> [Aim]
Scan the following material for the string "matplotlib" and copy each line in which it appears.

######

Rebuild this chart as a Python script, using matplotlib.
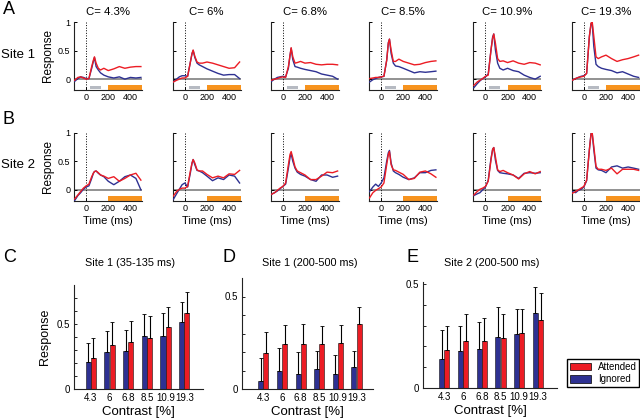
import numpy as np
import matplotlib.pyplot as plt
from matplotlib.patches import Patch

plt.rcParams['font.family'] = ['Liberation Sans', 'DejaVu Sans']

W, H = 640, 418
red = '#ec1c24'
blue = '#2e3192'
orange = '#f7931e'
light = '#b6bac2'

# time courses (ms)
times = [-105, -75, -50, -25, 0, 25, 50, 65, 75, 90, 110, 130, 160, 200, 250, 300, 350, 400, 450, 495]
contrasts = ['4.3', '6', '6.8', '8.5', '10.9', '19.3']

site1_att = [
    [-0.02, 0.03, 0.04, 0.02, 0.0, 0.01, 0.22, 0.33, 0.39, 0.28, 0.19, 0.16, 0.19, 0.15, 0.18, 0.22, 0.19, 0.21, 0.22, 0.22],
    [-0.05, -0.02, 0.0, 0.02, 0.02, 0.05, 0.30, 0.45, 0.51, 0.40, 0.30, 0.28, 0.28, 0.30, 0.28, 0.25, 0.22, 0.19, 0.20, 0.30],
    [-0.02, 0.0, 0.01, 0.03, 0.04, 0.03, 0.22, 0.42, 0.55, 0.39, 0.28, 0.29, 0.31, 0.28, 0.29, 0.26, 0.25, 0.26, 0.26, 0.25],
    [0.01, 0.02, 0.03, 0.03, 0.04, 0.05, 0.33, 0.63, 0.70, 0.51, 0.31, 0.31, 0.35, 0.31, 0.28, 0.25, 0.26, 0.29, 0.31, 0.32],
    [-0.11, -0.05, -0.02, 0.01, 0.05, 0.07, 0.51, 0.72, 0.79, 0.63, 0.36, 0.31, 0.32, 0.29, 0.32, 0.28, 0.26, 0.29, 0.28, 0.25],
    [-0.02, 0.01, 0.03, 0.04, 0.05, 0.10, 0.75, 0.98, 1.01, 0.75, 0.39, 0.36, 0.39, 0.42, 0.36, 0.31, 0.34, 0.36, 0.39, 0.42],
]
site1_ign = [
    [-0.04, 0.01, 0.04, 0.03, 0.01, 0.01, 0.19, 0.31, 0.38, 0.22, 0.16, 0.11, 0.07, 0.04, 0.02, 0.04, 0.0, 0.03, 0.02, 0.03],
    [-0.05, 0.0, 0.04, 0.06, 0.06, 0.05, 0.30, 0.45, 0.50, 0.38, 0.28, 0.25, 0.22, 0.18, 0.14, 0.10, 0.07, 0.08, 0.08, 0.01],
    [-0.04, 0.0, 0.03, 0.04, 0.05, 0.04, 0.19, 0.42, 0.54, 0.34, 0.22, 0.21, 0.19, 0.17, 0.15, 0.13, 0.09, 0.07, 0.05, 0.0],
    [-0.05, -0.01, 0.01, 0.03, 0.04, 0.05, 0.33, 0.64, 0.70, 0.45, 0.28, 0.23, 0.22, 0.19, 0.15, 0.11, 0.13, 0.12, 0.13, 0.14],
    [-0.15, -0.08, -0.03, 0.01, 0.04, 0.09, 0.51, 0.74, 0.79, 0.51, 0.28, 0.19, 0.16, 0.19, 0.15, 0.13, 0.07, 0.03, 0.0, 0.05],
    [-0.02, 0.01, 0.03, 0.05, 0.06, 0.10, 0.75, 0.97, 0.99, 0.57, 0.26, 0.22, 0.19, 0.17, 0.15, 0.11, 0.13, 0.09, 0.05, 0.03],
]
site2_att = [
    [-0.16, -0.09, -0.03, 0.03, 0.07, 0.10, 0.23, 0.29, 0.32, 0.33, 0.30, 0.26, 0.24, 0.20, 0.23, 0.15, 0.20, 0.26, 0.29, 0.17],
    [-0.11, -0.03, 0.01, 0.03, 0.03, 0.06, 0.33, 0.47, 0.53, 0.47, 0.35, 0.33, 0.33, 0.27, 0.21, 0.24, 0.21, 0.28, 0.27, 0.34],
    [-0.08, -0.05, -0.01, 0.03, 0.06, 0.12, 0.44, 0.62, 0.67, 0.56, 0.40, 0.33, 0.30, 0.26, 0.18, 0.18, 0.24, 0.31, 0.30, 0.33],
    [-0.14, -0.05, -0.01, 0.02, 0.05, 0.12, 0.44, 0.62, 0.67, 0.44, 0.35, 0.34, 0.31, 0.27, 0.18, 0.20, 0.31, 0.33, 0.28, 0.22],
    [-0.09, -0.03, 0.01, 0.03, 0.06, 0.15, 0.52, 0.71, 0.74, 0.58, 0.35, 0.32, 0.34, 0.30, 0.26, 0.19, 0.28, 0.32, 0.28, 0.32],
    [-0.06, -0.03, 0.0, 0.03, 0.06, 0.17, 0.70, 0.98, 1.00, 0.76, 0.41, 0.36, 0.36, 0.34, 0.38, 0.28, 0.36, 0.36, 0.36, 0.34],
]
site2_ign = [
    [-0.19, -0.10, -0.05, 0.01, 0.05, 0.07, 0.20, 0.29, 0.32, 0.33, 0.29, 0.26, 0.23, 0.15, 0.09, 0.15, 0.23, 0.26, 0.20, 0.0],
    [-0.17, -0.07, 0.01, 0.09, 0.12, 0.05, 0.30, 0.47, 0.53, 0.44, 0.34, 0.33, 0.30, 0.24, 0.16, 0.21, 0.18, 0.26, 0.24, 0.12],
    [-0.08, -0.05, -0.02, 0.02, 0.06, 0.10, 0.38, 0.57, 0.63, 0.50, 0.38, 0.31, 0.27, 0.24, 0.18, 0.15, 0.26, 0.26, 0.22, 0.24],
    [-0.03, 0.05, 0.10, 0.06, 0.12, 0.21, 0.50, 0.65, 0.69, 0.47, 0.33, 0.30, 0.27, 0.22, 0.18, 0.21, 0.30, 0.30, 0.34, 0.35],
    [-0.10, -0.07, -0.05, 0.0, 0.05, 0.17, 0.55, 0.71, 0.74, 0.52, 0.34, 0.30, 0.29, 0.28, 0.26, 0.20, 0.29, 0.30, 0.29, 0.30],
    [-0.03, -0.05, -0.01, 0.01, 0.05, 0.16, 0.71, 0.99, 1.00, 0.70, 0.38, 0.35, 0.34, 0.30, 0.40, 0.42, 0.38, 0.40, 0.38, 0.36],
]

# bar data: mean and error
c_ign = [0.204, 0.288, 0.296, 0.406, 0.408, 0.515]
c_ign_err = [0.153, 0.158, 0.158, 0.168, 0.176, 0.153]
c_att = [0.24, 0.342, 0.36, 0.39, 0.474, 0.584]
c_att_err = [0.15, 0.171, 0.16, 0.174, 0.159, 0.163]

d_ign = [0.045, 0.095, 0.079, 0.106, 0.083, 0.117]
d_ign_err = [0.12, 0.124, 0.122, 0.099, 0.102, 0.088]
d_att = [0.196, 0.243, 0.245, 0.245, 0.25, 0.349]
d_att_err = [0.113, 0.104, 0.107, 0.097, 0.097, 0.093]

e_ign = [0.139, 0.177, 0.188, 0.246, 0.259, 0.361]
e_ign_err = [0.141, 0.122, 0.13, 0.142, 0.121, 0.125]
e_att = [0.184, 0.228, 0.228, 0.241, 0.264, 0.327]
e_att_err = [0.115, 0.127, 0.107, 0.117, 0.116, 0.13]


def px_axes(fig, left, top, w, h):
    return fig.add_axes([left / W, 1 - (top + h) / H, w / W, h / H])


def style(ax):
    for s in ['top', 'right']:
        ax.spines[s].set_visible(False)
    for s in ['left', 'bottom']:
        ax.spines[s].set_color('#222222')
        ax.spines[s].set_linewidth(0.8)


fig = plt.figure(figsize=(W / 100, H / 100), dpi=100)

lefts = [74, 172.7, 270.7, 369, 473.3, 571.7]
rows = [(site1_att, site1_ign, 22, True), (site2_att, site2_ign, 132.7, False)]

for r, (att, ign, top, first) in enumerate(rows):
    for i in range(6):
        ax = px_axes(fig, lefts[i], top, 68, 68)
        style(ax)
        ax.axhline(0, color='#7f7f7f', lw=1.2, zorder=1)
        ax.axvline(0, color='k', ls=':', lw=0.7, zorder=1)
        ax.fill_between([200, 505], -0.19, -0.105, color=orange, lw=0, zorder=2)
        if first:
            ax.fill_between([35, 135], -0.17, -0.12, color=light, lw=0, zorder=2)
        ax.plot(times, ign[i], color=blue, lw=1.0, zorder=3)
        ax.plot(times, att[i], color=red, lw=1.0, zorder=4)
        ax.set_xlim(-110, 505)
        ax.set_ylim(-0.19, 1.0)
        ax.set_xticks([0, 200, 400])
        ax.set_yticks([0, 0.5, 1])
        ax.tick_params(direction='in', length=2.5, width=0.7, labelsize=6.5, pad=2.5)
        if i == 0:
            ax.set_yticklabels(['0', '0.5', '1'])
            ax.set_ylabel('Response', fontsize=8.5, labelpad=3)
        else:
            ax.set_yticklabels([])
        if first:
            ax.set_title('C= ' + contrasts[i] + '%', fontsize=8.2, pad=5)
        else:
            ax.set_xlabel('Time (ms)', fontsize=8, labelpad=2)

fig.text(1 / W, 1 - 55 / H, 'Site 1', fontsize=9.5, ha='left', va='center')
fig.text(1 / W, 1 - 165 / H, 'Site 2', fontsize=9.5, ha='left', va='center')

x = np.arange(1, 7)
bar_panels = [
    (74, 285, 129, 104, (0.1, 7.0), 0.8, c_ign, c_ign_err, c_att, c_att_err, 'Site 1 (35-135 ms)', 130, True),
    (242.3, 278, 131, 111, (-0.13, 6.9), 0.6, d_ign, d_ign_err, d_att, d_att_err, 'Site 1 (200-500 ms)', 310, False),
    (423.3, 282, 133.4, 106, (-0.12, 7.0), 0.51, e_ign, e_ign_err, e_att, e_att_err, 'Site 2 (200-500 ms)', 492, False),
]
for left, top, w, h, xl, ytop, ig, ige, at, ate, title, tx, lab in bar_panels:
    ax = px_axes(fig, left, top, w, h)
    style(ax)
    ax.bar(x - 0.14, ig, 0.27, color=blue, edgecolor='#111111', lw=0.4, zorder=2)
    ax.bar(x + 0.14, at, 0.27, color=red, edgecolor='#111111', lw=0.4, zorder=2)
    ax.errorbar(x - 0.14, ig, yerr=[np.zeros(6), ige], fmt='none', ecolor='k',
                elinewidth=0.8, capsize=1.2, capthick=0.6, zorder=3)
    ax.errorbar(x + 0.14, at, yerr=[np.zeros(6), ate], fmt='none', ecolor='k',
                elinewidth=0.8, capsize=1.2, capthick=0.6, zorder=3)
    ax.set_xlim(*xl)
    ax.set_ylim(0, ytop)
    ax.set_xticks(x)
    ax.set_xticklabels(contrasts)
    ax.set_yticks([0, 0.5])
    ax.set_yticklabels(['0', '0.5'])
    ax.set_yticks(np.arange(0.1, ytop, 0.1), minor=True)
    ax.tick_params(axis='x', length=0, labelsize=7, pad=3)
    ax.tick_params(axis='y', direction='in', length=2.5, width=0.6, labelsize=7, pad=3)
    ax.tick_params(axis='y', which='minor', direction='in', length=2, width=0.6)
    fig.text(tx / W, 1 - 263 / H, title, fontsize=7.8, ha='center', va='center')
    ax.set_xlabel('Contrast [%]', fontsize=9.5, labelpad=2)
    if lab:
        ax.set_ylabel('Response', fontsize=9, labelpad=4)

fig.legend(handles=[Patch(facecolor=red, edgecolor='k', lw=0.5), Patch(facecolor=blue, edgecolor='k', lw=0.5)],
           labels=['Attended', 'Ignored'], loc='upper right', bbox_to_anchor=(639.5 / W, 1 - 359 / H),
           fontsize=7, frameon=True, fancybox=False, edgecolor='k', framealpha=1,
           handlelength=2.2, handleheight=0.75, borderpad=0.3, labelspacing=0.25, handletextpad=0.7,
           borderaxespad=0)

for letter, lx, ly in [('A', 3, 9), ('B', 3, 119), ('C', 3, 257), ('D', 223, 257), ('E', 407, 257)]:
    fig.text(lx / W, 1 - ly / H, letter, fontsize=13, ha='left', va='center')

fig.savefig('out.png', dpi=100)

######

> [Answer for this exercise]
Rebuild this chart as a Python script, using matplotlib.
import matplotlib.pyplot as plt
from matplotlib.patches import Patch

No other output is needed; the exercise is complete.